• What this task involves: Omit all images. Write out the rest of the material exactly.

• Collected data:
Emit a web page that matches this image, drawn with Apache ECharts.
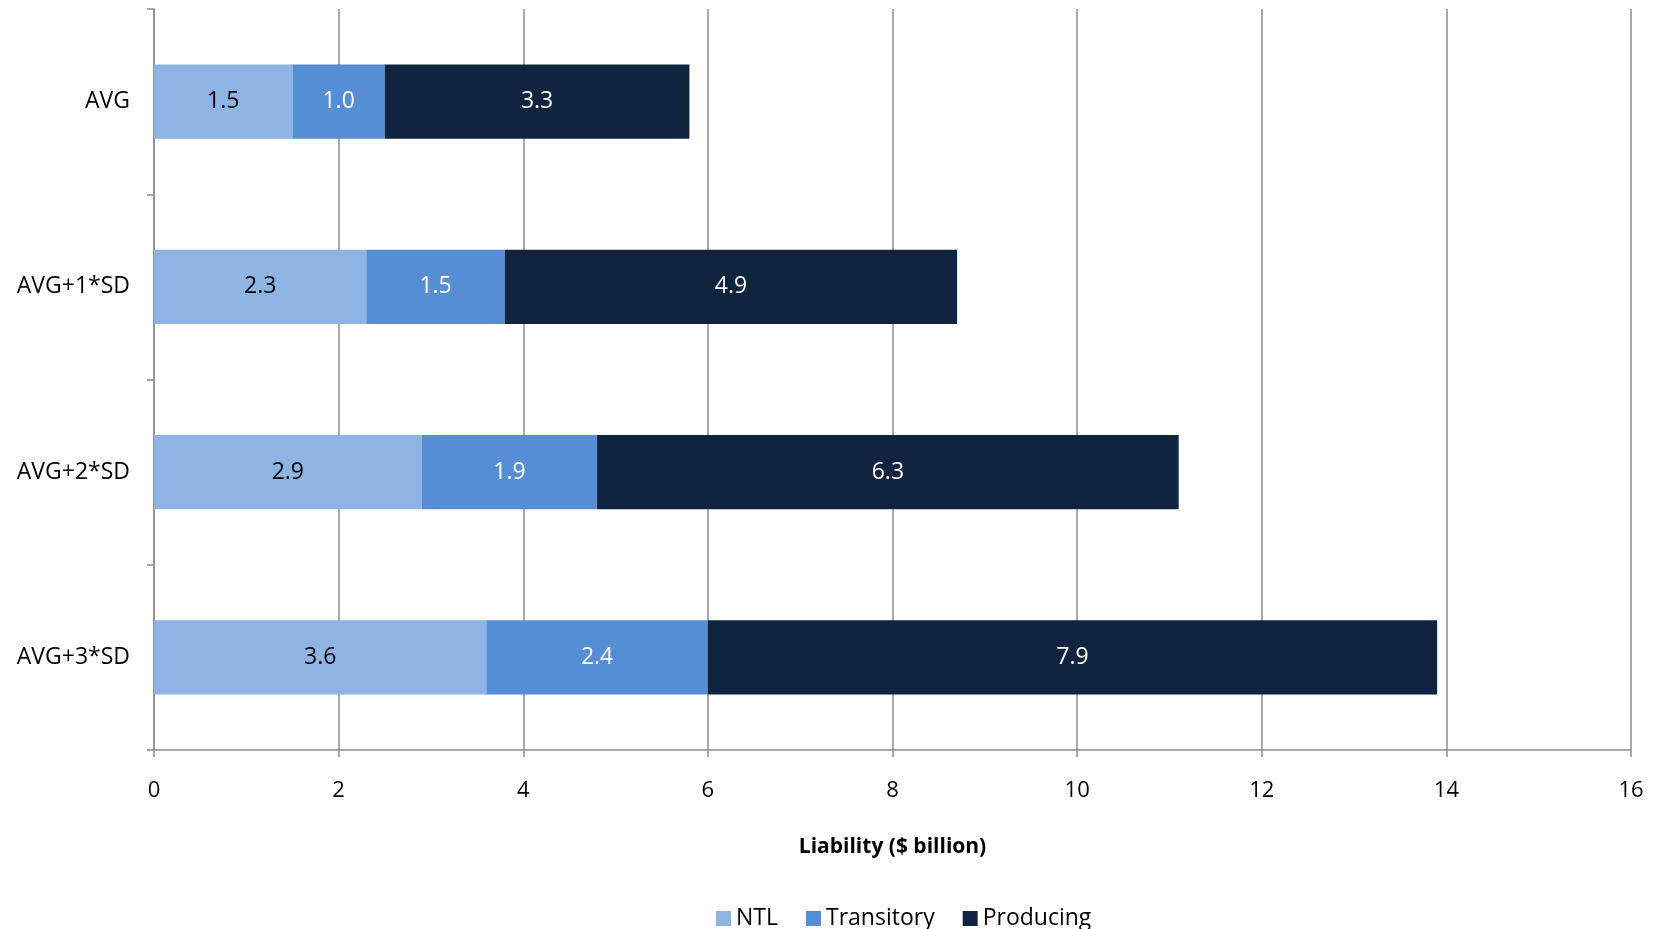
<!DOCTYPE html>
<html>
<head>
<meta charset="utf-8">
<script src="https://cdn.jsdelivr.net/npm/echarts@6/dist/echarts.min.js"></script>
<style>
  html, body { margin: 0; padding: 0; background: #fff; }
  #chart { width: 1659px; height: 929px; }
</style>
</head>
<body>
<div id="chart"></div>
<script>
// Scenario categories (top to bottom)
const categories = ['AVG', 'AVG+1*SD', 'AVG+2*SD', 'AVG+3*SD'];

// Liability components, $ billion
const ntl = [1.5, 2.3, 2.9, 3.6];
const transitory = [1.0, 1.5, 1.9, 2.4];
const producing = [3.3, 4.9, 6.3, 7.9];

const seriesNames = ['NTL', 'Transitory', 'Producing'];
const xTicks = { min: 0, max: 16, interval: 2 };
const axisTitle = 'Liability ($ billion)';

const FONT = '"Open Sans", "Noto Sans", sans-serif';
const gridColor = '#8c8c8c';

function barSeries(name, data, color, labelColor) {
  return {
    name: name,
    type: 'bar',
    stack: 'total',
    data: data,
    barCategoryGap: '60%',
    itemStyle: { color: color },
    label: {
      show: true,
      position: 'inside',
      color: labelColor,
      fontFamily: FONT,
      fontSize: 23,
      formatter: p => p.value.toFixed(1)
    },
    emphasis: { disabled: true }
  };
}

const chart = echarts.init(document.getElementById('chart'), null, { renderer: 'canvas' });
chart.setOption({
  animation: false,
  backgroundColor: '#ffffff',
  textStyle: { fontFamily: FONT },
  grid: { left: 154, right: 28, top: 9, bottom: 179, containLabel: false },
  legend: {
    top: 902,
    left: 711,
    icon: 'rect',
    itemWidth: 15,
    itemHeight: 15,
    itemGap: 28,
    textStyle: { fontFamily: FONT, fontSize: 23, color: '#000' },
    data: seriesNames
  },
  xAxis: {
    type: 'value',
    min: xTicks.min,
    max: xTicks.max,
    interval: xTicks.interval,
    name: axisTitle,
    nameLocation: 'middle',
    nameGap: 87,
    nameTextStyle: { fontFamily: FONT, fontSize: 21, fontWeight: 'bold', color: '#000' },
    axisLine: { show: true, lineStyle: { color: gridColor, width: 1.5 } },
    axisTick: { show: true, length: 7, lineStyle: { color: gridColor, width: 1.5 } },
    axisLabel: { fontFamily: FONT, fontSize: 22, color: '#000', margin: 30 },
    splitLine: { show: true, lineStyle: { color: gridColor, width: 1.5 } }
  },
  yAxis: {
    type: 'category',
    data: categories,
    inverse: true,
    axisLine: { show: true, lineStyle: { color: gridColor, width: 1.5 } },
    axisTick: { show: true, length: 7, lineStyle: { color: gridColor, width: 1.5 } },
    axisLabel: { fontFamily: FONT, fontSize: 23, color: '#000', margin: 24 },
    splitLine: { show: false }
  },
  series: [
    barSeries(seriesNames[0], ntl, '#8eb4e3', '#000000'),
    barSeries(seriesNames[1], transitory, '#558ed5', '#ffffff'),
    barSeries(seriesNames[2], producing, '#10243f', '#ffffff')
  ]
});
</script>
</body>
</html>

• Response:
Emit a web page that matches this image, drawn with Apache ECharts.
<!DOCTYPE html>
<html>
<head>
<meta charset="utf-8">
<script src="https://cdn.jsdelivr.net/npm/echarts@6/dist/echarts.min.js"></script>
<style>
  html, body { margin: 0; padding: 0; background: #fff; }
  #chart { width: 1659px; height: 929px; }
</style>
</head>
<body>
<div id="chart"></div>
<script>
// Scenario categories (top to bottom)
const categories = ['AVG', 'AVG+1*SD', 'AVG+2*SD', 'AVG+3*SD'];

// Liability components, $ billion
const ntl = [1.5, 2.3, 2.9, 3.6];
const transitory = [1.0, 1.5, 1.9, 2.4];
const producing = [3.3, 4.9, 6.3, 7.9];

const seriesNames = ['NTL', 'Transitory', 'Producing'];
const xTicks = { min: 0, max: 16, interval: 2 };
const axisTitle = 'Liability ($ billion)';

const FONT = '"Open Sans", "Noto Sans", sans-serif';
const gridColor = '#8c8c8c';

function barSeries(name, data, color, labelColor) {
  return {
    name: name,
    type: 'bar',
    stack: 'total',
    data: data,
    barCategoryGap: '60%',
    itemStyle: { color: color },
    label: {
      show: true,
      position: 'inside',
      color: labelColor,
      fontFamily: FONT,
      fontSize: 23,
      formatter: p => p.value.toFixed(1)
    },
    emphasis: { disabled: true }
  };
}

const chart = echarts.init(document.getElementById('chart'), null, { renderer: 'canvas' });
chart.setOption({
  animation: false,
  backgroundColor: '#ffffff',
  textStyle: { fontFamily: FONT },
  grid: { left: 154, right: 28, top: 9, bottom: 179, containLabel: false },
  legend: {
    top: 902,
    left: 711,
    icon: 'rect',
    itemWidth: 15,
    itemHeight: 15,
    itemGap: 28,
    textStyle: { fontFamily: FONT, fontSize: 23, color: '#000' },
    data: seriesNames
  },
  xAxis: {
    type: 'value',
    min: xTicks.min,
    max: xTicks.max,
    interval: xTicks.interval,
    name: axisTitle,
    nameLocation: 'middle',
    nameGap: 87,
    nameTextStyle: { fontFamily: FONT, fontSize: 21, fontWeight: 'bold', color: '#000' },
    axisLine: { show: true, lineStyle: { color: gridColor, width: 1.5 } },
    axisTick: { show: true, length: 7, lineStyle: { color: gridColor, width: 1.5 } },
    axisLabel: { fontFamily: FONT, fontSize: 22, color: '#000', margin: 30 },
    splitLine: { show: true, lineStyle: { color: gridColor, width: 1.5 } }
  },
  yAxis: {
    type: 'category',
    data: categories,
    inverse: true,
    axisLine: { show: true, lineStyle: { color: gridColor, width: 1.5 } },
    axisTick: { show: true, length: 7, lineStyle: { color: gridColor, width: 1.5 } },
    axisLabel: { fontFamily: FONT, fontSize: 23, color: '#000', margin: 24 },
    splitLine: { show: false }
  },
  series: [
    barSeries(seriesNames[0], ntl, '#8eb4e3', '#000000'),
    barSeries(seriesNames[1], transitory, '#558ed5', '#ffffff'),
    barSeries(seriesNames[2], producing, '#10243f', '#ffffff')
  ]
});
</script>
</body>
</html>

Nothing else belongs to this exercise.